### Data segment

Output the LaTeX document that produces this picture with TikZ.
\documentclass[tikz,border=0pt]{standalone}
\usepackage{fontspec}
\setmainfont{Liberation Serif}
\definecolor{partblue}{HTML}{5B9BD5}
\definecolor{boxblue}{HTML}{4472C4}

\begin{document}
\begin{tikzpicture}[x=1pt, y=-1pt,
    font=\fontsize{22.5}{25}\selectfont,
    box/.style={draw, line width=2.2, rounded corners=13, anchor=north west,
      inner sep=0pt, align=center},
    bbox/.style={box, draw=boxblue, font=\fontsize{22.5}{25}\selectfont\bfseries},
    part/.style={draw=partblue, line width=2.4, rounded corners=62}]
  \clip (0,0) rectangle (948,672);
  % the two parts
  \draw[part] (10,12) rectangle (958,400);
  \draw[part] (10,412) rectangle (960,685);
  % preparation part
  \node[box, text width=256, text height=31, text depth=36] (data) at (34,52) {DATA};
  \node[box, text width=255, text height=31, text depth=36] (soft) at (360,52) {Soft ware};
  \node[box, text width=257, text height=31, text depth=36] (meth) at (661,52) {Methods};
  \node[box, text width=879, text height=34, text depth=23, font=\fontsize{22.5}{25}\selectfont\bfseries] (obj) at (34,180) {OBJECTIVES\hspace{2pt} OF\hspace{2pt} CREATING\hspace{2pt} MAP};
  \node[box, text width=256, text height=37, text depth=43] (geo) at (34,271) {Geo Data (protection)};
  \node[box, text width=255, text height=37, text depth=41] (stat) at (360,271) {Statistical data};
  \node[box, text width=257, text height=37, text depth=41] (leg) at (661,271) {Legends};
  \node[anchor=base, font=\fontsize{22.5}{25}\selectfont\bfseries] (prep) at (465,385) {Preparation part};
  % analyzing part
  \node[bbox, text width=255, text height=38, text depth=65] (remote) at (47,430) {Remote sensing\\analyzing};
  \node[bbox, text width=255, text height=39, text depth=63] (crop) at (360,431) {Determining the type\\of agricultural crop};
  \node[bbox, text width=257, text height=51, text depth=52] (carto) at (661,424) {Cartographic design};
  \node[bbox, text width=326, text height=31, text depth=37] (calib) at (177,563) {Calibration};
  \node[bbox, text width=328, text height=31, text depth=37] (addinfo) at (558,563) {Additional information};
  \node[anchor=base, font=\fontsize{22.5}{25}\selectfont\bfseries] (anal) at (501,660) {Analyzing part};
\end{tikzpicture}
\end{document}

### Goal
Copy all the lines, exactly.

### Solution
Output the LaTeX document that produces this picture with TikZ.
\documentclass[tikz,border=0pt]{standalone}
\usepackage{fontspec}
\setmainfont{Liberation Serif}
\definecolor{partblue}{HTML}{5B9BD5}
\definecolor{boxblue}{HTML}{4472C4}

\begin{document}
\begin{tikzpicture}[x=1pt, y=-1pt,
    font=\fontsize{22.5}{25}\selectfont,
    box/.style={draw, line width=2.2, rounded corners=13, anchor=north west,
      inner sep=0pt, align=center},
    bbox/.style={box, draw=boxblue, font=\fontsize{22.5}{25}\selectfont\bfseries},
    part/.style={draw=partblue, line width=2.4, rounded corners=62}]
  \clip (0,0) rectangle (948,672);
  % the two parts
  \draw[part] (10,12) rectangle (958,400);
  \draw[part] (10,412) rectangle (960,685);
  % preparation part
  \node[box, text width=256, text height=31, text depth=36] (data) at (34,52) {DATA};
  \node[box, text width=255, text height=31, text depth=36] (soft) at (360,52) {Soft ware};
  \node[box, text width=257, text height=31, text depth=36] (meth) at (661,52) {Methods};
  \node[box, text width=879, text height=34, text depth=23, font=\fontsize{22.5}{25}\selectfont\bfseries] (obj) at (34,180) {OBJECTIVES\hspace{2pt} OF\hspace{2pt} CREATING\hspace{2pt} MAP};
  \node[box, text width=256, text height=37, text depth=43] (geo) at (34,271) {Geo Data (protection)};
  \node[box, text width=255, text height=37, text depth=41] (stat) at (360,271) {Statistical data};
  \node[box, text width=257, text height=37, text depth=41] (leg) at (661,271) {Legends};
  \node[anchor=base, font=\fontsize{22.5}{25}\selectfont\bfseries] (prep) at (465,385) {Preparation part};
  % analyzing part
  \node[bbox, text width=255, text height=38, text depth=65] (remote) at (47,430) {Remote sensing\\analyzing};
  \node[bbox, text width=255, text height=39, text depth=63] (crop) at (360,431) {Determining the type\\of agricultural crop};
  \node[bbox, text width=257, text height=51, text depth=52] (carto) at (661,424) {Cartographic design};
  \node[bbox, text width=326, text height=31, text depth=37] (calib) at (177,563) {Calibration};
  \node[bbox, text width=328, text height=31, text depth=37] (addinfo) at (558,563) {Additional information};
  \node[anchor=base, font=\fontsize{22.5}{25}\selectfont\bfseries] (anal) at (501,660) {Analyzing part};
\end{tikzpicture}
\end{document}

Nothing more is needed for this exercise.